----- Available records -----
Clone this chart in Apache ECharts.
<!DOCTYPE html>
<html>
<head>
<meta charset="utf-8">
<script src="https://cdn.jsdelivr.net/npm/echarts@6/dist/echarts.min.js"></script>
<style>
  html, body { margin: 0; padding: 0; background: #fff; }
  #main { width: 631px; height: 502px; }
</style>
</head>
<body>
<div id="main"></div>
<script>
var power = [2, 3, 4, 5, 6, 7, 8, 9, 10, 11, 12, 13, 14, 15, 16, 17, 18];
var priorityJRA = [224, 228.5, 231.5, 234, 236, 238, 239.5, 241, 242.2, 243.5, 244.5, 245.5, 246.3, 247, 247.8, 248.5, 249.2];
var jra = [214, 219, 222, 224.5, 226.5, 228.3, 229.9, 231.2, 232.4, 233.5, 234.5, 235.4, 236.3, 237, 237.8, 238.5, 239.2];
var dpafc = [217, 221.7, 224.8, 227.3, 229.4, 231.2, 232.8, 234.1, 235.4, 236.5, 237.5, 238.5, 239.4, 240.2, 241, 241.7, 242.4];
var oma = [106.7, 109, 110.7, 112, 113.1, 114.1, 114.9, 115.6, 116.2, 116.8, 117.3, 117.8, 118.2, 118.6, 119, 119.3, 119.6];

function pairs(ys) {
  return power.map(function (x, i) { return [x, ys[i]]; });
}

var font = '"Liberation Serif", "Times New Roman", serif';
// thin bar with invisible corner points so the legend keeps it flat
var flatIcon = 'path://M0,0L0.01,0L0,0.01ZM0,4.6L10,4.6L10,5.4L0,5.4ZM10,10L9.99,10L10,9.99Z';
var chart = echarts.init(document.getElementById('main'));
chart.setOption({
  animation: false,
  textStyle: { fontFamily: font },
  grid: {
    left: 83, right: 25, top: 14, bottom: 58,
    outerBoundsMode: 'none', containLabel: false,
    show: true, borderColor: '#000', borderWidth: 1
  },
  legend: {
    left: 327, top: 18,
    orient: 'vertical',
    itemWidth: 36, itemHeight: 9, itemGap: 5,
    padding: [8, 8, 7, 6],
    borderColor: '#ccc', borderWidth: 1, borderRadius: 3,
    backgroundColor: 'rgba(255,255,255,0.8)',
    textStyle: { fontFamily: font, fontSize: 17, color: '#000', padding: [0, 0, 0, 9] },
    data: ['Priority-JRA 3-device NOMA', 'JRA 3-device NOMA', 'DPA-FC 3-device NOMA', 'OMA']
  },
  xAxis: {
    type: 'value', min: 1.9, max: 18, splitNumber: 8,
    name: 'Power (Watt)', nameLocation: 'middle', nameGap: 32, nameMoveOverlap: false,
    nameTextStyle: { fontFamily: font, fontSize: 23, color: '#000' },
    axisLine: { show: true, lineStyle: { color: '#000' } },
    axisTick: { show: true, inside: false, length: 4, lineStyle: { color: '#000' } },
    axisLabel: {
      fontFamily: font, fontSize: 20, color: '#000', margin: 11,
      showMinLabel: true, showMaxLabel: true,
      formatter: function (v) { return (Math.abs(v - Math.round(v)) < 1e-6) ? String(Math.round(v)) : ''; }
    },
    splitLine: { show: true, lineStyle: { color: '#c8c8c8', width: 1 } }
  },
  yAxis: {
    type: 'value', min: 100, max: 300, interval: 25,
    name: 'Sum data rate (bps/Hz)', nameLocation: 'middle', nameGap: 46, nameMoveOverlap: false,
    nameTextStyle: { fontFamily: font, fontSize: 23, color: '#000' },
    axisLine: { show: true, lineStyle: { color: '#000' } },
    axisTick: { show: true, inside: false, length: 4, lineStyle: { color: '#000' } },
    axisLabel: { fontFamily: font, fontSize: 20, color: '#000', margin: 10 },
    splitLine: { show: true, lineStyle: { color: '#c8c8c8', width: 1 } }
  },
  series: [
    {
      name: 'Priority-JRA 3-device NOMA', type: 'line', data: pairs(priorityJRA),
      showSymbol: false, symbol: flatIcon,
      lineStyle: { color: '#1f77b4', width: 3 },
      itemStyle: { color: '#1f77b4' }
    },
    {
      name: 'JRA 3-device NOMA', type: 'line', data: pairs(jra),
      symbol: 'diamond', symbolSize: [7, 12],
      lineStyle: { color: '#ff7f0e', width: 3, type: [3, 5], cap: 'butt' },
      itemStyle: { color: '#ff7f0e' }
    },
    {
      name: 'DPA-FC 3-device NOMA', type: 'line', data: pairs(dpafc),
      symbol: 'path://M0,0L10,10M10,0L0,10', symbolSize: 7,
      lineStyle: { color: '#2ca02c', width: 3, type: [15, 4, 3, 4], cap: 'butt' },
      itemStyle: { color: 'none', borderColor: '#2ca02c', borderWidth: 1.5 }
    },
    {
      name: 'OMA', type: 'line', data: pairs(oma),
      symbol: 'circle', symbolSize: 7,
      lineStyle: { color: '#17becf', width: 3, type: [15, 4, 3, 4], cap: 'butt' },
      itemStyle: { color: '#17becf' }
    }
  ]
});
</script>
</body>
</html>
-----
----- Available records -----
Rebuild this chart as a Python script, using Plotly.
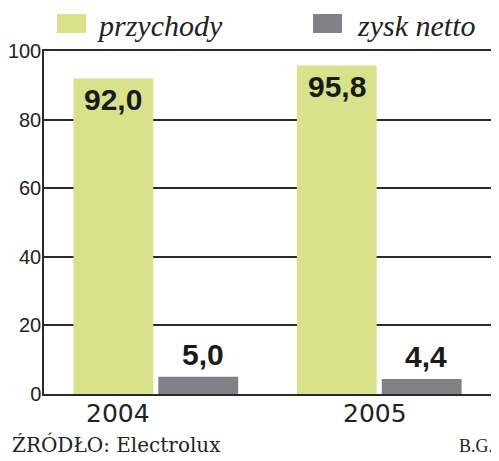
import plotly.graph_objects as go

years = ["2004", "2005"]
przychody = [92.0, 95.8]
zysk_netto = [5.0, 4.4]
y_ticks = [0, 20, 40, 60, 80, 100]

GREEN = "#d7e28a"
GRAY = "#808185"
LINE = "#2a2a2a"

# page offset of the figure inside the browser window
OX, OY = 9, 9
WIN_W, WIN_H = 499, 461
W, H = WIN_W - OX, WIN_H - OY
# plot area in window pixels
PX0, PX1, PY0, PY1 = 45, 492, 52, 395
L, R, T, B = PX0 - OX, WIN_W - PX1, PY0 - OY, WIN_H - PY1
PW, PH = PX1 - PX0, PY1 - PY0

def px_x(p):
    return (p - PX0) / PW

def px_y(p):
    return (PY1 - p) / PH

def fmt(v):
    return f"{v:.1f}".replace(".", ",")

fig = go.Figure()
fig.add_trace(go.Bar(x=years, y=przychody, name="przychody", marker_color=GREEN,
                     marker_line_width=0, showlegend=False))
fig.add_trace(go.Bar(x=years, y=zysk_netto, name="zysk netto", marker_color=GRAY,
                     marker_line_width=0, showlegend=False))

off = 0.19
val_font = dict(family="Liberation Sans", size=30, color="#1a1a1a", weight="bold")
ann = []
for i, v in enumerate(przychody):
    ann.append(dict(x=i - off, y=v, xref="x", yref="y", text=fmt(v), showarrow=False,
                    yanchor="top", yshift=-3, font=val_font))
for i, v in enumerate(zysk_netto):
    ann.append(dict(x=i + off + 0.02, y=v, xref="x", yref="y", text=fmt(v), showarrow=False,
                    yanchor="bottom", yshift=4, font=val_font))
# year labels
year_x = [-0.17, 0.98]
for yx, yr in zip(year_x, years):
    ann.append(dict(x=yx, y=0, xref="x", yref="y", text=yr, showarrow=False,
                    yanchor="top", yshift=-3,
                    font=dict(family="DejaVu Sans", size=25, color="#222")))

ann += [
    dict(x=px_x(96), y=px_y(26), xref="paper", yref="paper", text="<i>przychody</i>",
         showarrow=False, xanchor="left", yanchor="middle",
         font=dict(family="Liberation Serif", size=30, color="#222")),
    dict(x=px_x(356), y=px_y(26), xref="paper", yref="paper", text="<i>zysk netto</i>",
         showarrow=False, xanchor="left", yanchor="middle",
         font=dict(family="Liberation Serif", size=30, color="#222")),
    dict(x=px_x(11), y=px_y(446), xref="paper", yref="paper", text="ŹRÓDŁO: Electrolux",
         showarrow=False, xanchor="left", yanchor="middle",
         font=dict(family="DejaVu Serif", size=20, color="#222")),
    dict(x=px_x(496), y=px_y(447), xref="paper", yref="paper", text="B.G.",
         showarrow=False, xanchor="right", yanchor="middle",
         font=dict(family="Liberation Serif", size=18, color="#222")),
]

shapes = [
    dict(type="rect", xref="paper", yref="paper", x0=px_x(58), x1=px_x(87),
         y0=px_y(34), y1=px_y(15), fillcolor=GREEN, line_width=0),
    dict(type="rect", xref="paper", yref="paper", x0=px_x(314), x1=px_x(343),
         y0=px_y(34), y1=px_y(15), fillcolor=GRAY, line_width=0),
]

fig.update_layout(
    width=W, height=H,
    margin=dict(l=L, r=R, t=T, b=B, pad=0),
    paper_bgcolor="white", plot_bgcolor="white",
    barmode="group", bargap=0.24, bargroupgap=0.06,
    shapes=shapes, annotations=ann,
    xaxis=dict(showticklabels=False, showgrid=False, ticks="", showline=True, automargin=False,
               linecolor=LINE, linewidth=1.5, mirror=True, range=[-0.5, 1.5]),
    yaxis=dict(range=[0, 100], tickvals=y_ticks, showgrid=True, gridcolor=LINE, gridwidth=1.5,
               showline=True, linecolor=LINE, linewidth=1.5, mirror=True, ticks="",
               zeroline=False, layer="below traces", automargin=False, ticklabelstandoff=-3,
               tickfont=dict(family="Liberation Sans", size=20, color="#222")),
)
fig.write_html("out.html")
-----
----- Available records -----
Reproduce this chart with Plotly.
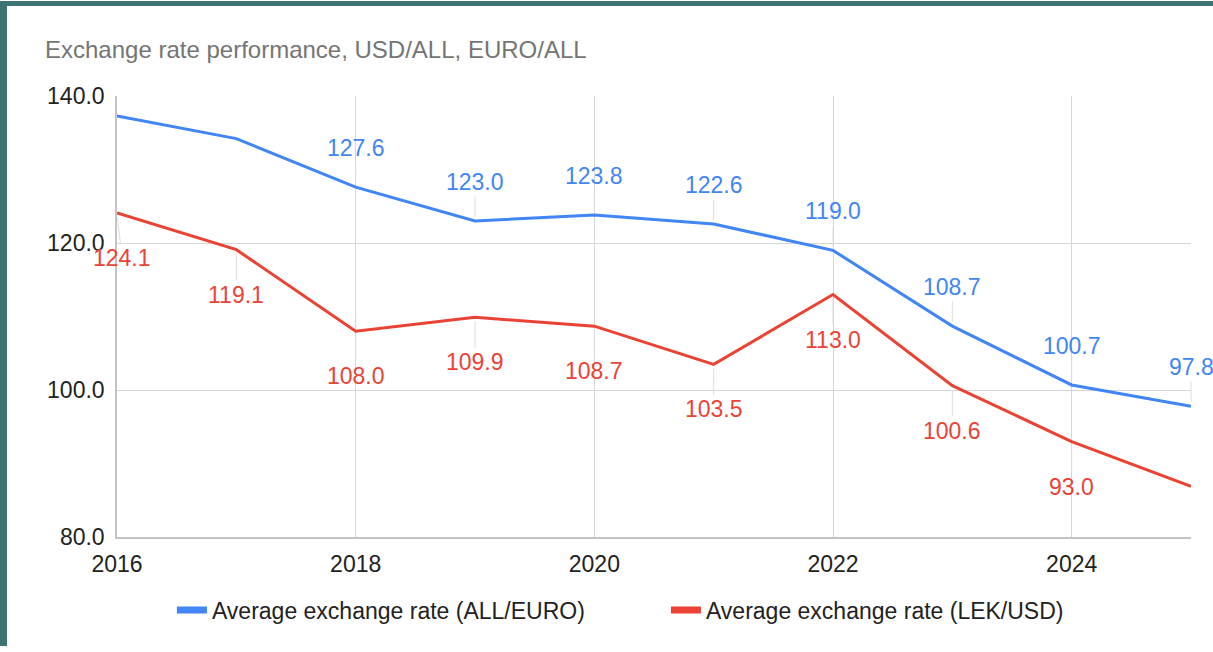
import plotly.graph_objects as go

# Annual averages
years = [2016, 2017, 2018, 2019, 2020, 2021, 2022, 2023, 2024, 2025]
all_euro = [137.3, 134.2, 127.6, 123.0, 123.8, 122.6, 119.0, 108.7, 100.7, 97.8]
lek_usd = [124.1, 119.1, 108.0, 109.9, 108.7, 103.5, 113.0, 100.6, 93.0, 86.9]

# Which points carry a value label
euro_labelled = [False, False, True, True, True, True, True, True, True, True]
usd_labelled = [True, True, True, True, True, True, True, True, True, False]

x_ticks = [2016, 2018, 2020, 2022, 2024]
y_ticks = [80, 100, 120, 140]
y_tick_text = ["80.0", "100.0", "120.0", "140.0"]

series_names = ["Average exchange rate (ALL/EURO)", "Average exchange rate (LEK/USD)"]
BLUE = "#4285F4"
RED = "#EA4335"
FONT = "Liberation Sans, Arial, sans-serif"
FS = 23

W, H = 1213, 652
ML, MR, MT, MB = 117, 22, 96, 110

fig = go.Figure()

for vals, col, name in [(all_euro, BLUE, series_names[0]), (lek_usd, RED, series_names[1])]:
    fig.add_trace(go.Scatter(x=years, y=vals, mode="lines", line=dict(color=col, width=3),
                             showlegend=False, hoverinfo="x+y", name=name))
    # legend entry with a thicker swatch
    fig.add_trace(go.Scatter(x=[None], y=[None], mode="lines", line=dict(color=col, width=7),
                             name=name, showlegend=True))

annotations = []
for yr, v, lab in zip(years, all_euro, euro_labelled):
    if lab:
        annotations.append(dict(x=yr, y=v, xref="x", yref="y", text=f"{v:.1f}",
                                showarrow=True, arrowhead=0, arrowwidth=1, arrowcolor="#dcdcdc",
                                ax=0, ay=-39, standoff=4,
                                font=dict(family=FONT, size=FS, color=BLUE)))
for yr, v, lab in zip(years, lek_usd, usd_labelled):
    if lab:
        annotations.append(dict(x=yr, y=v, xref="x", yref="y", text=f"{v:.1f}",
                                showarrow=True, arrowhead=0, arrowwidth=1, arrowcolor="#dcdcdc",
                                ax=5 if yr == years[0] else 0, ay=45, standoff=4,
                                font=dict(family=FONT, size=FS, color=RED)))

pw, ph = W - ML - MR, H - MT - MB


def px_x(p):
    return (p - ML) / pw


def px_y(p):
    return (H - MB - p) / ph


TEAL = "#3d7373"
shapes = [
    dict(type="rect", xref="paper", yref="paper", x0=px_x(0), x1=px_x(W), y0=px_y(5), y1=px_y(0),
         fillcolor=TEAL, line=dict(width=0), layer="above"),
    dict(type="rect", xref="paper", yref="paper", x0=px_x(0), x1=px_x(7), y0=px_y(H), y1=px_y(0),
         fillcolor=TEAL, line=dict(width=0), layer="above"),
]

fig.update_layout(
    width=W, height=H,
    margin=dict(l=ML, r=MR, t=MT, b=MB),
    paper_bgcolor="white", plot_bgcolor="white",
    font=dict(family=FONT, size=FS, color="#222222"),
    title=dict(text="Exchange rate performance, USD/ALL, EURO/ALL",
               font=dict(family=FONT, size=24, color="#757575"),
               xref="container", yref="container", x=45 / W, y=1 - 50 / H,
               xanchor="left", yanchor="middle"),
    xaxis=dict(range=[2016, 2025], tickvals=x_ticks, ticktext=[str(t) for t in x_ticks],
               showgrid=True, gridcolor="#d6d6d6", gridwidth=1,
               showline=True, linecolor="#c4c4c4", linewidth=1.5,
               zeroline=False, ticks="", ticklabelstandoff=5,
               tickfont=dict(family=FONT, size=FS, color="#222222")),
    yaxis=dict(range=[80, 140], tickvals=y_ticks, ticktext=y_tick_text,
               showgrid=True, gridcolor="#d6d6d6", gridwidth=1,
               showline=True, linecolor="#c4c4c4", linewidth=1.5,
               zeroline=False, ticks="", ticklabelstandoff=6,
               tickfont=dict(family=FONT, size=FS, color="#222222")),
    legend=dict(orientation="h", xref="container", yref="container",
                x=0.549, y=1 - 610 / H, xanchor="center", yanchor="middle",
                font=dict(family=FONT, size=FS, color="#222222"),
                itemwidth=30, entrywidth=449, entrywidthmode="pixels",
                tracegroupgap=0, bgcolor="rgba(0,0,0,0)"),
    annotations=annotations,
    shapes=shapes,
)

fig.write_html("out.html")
-----
» **Given problem**
Copy the lines above exactly, starting at the one with "Rebuild this chart" and ending at the one with "return (p - PX0) / PW", both included. Leave out any pictures and add nothing else.

» **Task result**
Rebuild this chart as a Python script, using Plotly.
import plotly.graph_objects as go

years = ["2004", "2005"]
przychody = [92.0, 95.8]
zysk_netto = [5.0, 4.4]
y_ticks = [0, 20, 40, 60, 80, 100]

GREEN = "#d7e28a"
GRAY = "#808185"
LINE = "#2a2a2a"

# page offset of the figure inside the browser window
OX, OY = 9, 9
WIN_W, WIN_H = 499, 461
W, H = WIN_W - OX, WIN_H - OY
# plot area in window pixels
PX0, PX1, PY0, PY1 = 45, 492, 52, 395
L, R, T, B = PX0 - OX, WIN_W - PX1, PY0 - OY, WIN_H - PY1
PW, PH = PX1 - PX0, PY1 - PY0

def px_x(p):
    return (p - PX0) / PW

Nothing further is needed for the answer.